Bless you if you are statistically trained and you are NOT working for Beijing. If you were working for Beijing, you have to deflate the 2019 numbers stealthily so as to inflate the 2020 numbers stealthily. One glaring example of statistical manipulation lies in Fixed Asset Investment (FAI). By hook or by crook, Beijing will see to it that its GDP numbers totally agree with its upbeat political narratives.

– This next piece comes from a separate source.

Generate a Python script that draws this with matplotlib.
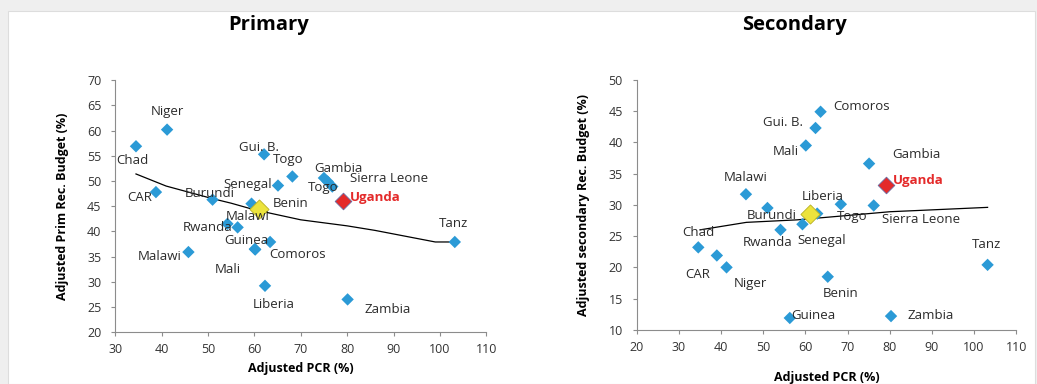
import matplotlib
matplotlib.use("Agg")
import matplotlib.pyplot as plt
from matplotlib.patches import Rectangle

# ---------------- data ----------------
# Primary: adjusted PCR (%) vs adjusted primary recurrent budget share (%)
prim_names = ["Chad", "Niger", "CAR", "Burundi", "Malawi", "Rwanda", "Malawi",
              "Benin", "Gui. B.", "Togo", "Senegal", "Gambia", "Togo",
              "Sierra Leone", "Guinea", "Comoros", "Mali", "Liberia", "Zambia", "Tanz"]
prim_pcr = [34.5, 41.2, 38.8, 51.0, 45.8, 54.2, 56.4,
            59.4, 62.1, 68.2, 65.1, 75.0, 75.8,
            76.8, 63.4, 60.1, 60.2, 62.3, 80.1, 103.2]
prim_budget = [56.9, 60.2, 47.8, 46.3, 35.9, 41.5, 40.8,
               45.5, 55.3, 50.9, 49.1, 50.6, 49.9,
               48.9, 37.9, 36.5, 36.4, 29.2, 26.5, 37.9]
prim_uganda = (79.1, 46.0)
prim_avg = (61.0, 44.5)
prim_trend_x = [34.5, 41.0, 51.0, 55.0, 60.0, 70.0, 80.0, 86.0, 99.0, 103.2]
prim_trend_y = [51.4, 49.0, 46.5, 45.6, 44.3, 42.3, 41.1, 40.2, 37.9, 37.9]

# Secondary: adjusted PCR (%) vs adjusted secondary recurrent budget share (%)
sec_names = ["Chad", "CAR", "Niger", "Malawi", "Burundi", "Rwanda", "Senegal",
             "Liberia", "Togo", "Sierra Leone", "Gambia", "Mali", "Gui. B.",
             "Comoros", "Tanz", "Benin", "Guinea", "Zambia"]
sec_pcr = [34.6, 39.0, 41.3, 45.9, 51.0, 54.1, 59.3,
           62.8, 68.4, 76.2, 75.1, 60.1, 62.4,
           63.6, 103.2, 65.3, 56.3, 80.3]
sec_budget = [23.2, 21.9, 20.0, 31.7, 29.5, 26.0, 26.9,
              28.6, 30.1, 29.9, 36.6, 39.5, 42.3,
              44.9, 20.4, 18.5, 11.9, 12.2]
sec_uganda = (79.2, 33.2)
sec_avg = (61.1, 28.5)
sec_trend_x = [35.0, 46.0, 58.0, 70.0, 80.0, 90.0, 103.2]
sec_trend_y = [26.0, 27.2, 27.6, 28.3, 28.9, 29.2, 29.6]

# ---------------- label placement (pixel offsets from each marker) ----------------
prim_offsets = [(-4, -14), (0, 18), (-16, -5), (-3, 6), (-29, -4), (-20, -4), (10, 11),
                (39, 0), (-5, 7), (-4, 17), (-30, 1), (15, 9), (-4, -6),
                (57, 8), (-24, 1), (43, -5), (-28, -20), (9, -19), (40, -10), (-1, 18)]
sec_offsets = [(0, 15), (-19, -19), (24, -16), (0, 17), (4, -8), (-13, -13), (19, -16),
               (6, 17), (11, -12), (47, -14), (47, 9), (-20, -6), (-33, 5),
               (41, 5), (-1, 20), (13, -17), (24, 2), (40, 1)]

# ---------------- styling ----------------
plt.rcParams["font.family"] = ["Open Sans", "DejaVu Sans"]

BLUE = "#2b9ad6"
RED = "#e42a2a"
YELLOW = "#ece33c"
LABEL = "#2b2b2b"

fig = plt.figure(figsize=(10.37, 3.84), dpi=100)
fig.patch.set_facecolor("#efefef")
fig.add_artist(Rectangle((0.008, 0.0), 0.99, 0.972, transform=fig.transFigure,
                         facecolor="white", edgecolor="#dddddd", lw=0.8, zorder=-10))

ax1 = fig.add_axes([0.111, 0.135, 0.358, 0.656])
ax2 = fig.add_axes([0.614, 0.141, 0.366, 0.651])


def draw_panel(ax, names, xs, ys, offsets, uganda, avg, tx, ty,
               xlim, ylim, yticks, ylabel, xlabelpad):
    ax.set_facecolor("none")
    ax.plot(tx, ty, color="black", lw=0.9, zorder=2)
    ax.scatter(xs, ys, marker="D", s=40, color=BLUE, edgecolors="none", zorder=3)
    ax.scatter([avg[0]], [avg[1]], marker="D", s=95, color=YELLOW,
               edgecolors="#b8b020", linewidths=0.6, zorder=4)
    ax.scatter([uganda[0]], [uganda[1]], marker="D", s=72, color=RED,
               edgecolors="#6a6aa0", linewidths=0.6, zorder=4)
    for name, x, y, off in zip(names, xs, ys, offsets):
        ax.annotate(name, (x, y), xytext=off, textcoords="offset pixels",
                    ha="center", va="center", fontsize=9.5, color=LABEL, zorder=5)
    ax.annotate("Uganda", uganda, xytext=(32, 4), textcoords="offset pixels",
                ha="center", va="center", fontsize=9.5, color=RED,
                fontweight="bold", zorder=5)
    ax.set_xlim(*xlim)
    ax.set_ylim(*ylim)
    ax.set_xticks(range(xlim[0], xlim[1] + 1, 10))
    ax.set_yticks(yticks)
    for s in ("top", "right"):
        ax.spines[s].set_visible(False)
    for s in ("left", "bottom"):
        ax.spines[s].set_color("#8c8c8c")
        ax.spines[s].set_linewidth(0.8)
    ax.tick_params(direction="out", length=3, width=0.8, color="#8c8c8c",
                   labelsize=9, labelcolor="#333333")
    ax.tick_params(axis="y", pad=7)
    ax.tick_params(axis="x", pad=5)
    ax.set_xlabel("Adjusted PCR (%)", fontsize=9, fontweight="bold", labelpad=xlabelpad)
    ax.set_ylabel(ylabel, fontsize=9, fontweight="bold", labelpad=13)


draw_panel(ax1, prim_names, prim_pcr, prim_budget, prim_offsets, prim_uganda, prim_avg,
           prim_trend_x, prim_trend_y, (30, 110), (20, 70), range(20, 71, 5),
           "Adjusted Prim Rec. Budget (%)", 4)
draw_panel(ax2, sec_names, sec_pcr, sec_budget, sec_offsets, sec_uganda, sec_avg,
           sec_trend_x, sec_trend_y, (20, 110), (10, 50), range(10, 51, 5),
           "Adjusted secondary Rec. Budget (%)", 12)

# Panel titles
fig.text(269 / 1037, 1 - 25 / 384, "Primary", fontsize=14.5, fontweight="bold",
         ha="center", va="center")
fig.text(794 / 1037, 1 - 25 / 384, "Secondary", fontsize=14.5, fontweight="bold",
         ha="center", va="center")

fig.savefig("out.png", dpi=100, facecolor=fig.get_facecolor())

Still, Beijing cannot make its rapidly-rising debt go away. Debt is Beijing’s Achilles heel. As pointed out by independent China watcher Michael Pettis, Beijing has to take “at least 4 nominal units of additional debt to generate each nominal unit of additional GDP growth.” Translated into plain English, Beijing’s good GDP numbers are hiding its bad debt numbers.
Total social financing is the official measure of debt in China. It was 254% of China’s GDP at the end of 2019. It was expected to finish the year of 2020 at RMB 284.8 trillion, or 280% of China’s GDP.
By contrast, the U.S. federal debt held by the public would just reach 98.2% of GDP, or USD $20.3 trillion, by the end of 2020, according to the Congressional Budget Office estimates.
As for Beijing, politically it loves a good GDP number, but economically it hates a bad debt number. However, the unsavory truth is that Beijing has to pile up debt in order to push up the GDP. This can't go on forever. At some point, a painful decision has to be made.
Right now, Mr. Xi is stuck in a quandary.